This photo shows melting pack ice, also known as "brash ice," in the Arctic Ocean in summer. Photo by Chris Linder, WHOI.
Erosion has carved an icy arch into this Antarctic iceberg found near Booth Island, Lemaire Channel. Photo by Pat Lohmann, WHOI.
Arctic iceberg in the North Atlantic. Visible portion is the size of a two-storey house. Photo by Chris Linder, WHOI.
The Ross Ice Shelf at the Bay of Whales in Antarctica. This is the southern-most navigable point on the planet and the point where Amundsen started his successful trek to the South Pole. Photo by Michael Van Woert, NOAA.
Ice comes in many forms and shapes. Icebergs, like the one that sank the Titanic, can be as big as a house. Newly formed sea ice, however, can be thin and rubbery like a piece of pizza dough. The Arctic and Antarctic each have both types of ice—read more to learn how they differ.
Although there are many different kinds of ice, it can be divided into two very basic types based on the method of formation. Glacier ice is formed from compacted snow. Thus, they are composed entirely of fresh water. Antarctica, Greenland, and parts of Canada have glaciers. The Antarctic ice sheets are the largest, containing 85% of the world’s ice. Where glaciers meet the sea, the ice can flow out onto the ice, forming a thick, floating ice shelf. Scientists sometimes name these large masses of ice, such as Antarctica’s Larsen B ice shelf. Its rapid disintegration in early 2002 has been attributed to global warming.
Icebergs are chunks of floating ice that have "calved" (broken off) from a glacier. The Greenland ice sheet and the Ellesmere, Devon, and Baffin Island glaciers in Canada account for the vast majority of arctic bergs. Since 90% of an iceberg is below the surface of the water, they travel with ocean currents and not the winds. Most bergs formed in Canada and Greenland stay in the eastern Arctic, eventually being carried into the Atlantic via Davis Strait and melting away. Bergs also form from Antarctic glaciers. Based on their sizes, they are given different names, such as growler and bergy bit.
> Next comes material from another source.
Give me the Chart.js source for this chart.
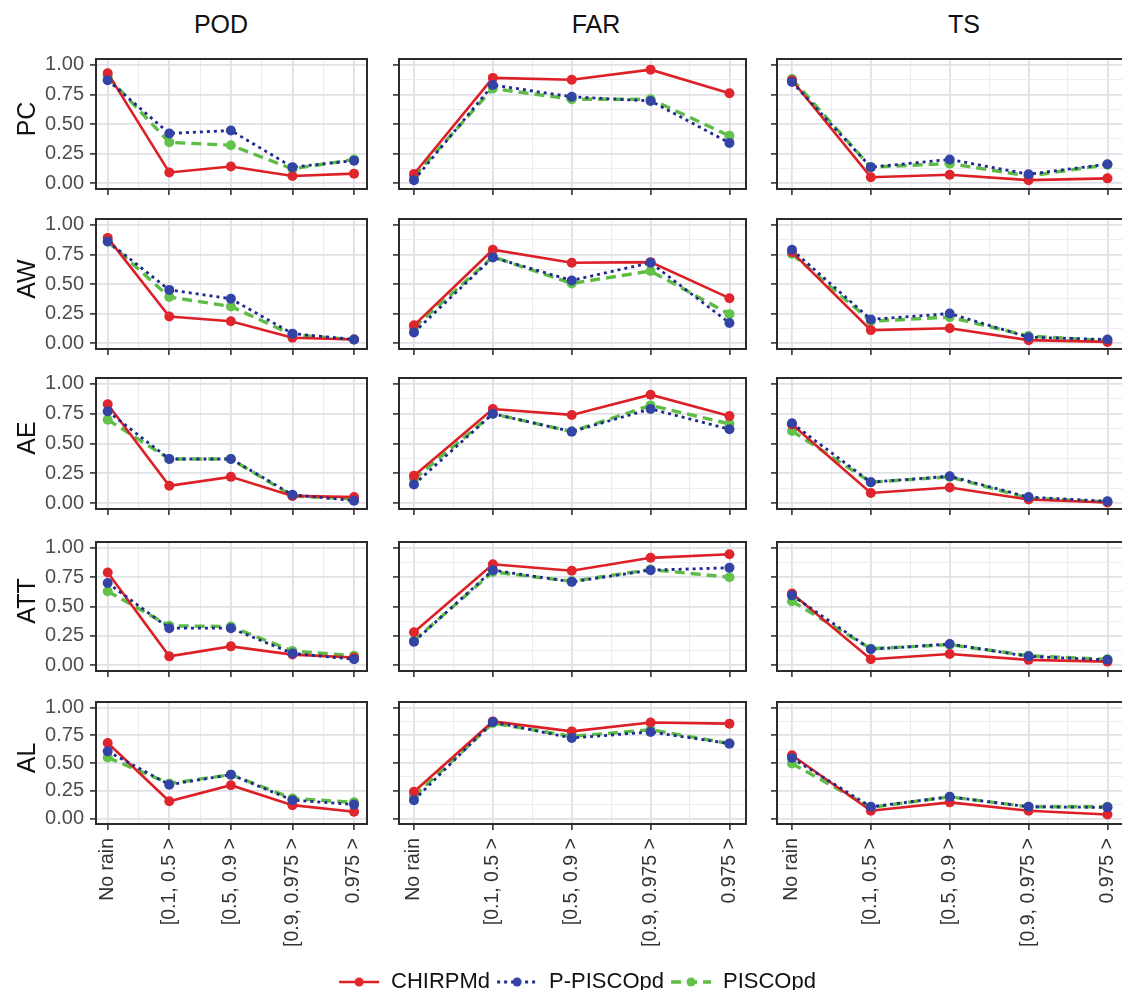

The other kind of ice is sea ice, also called pack ice. This kind of ice is formed by the freezing of seawater. Seawater, because of the salt it contains, freezes in a different manner compared to fresh water. The density of seawater steadily increases as it cools, until reaching the freezing point of around -2°C (although this depends on how salty the water is). At the onset of winter, cold air chills the surface waters until a relatively large layer of water at -2°C has formed on the surface. A soupy crystalline mixture known as frazil ice begins to form in the upper layer. As this soup thickens, a thin film of ice known as grease ice forms. This film is strong enough to support the weight of a seabird, and can ripple with the waves passing beneath. As the surface temperature continues to drop, the ice forms a solid layer and is then called pack ice. Ice that forms each winter and melts each summer is known as annual ice, and is usually about six feet thick.
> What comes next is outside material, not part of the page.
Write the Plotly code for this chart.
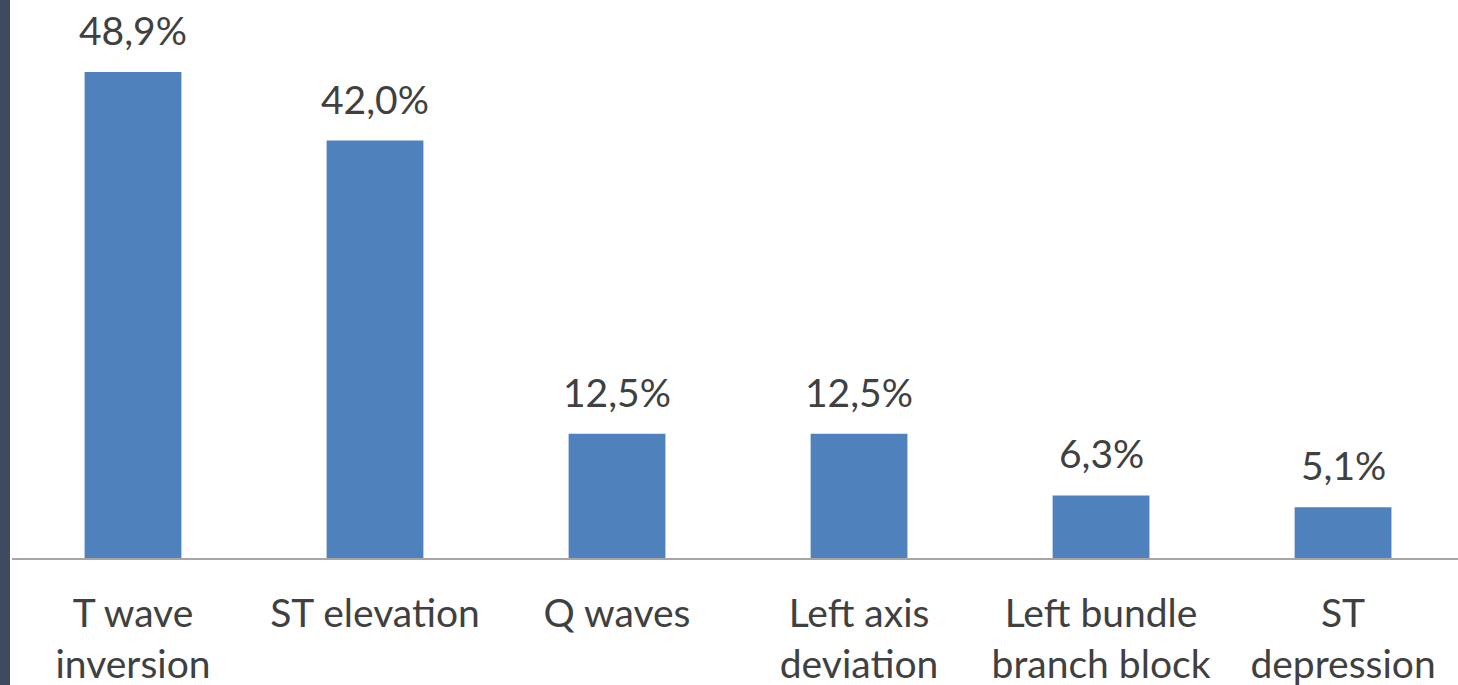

In the central Arctic, the ice never thaws completely in summer, and thus it is known as multi-year ice. This ice ranges in thickness from 15 feet to 25 feet. Why doesn't it just keep getting thicker and thicker? Multi-year ice eventually enters equilibrium: the amount of new ice being formed on the bottom of the layer in winter is exactly balanced by the loss due to melting off the top in summer. In Antarctica, sea ice forms in the winter, doubling the area of the continent. In the summer, this ice melts back.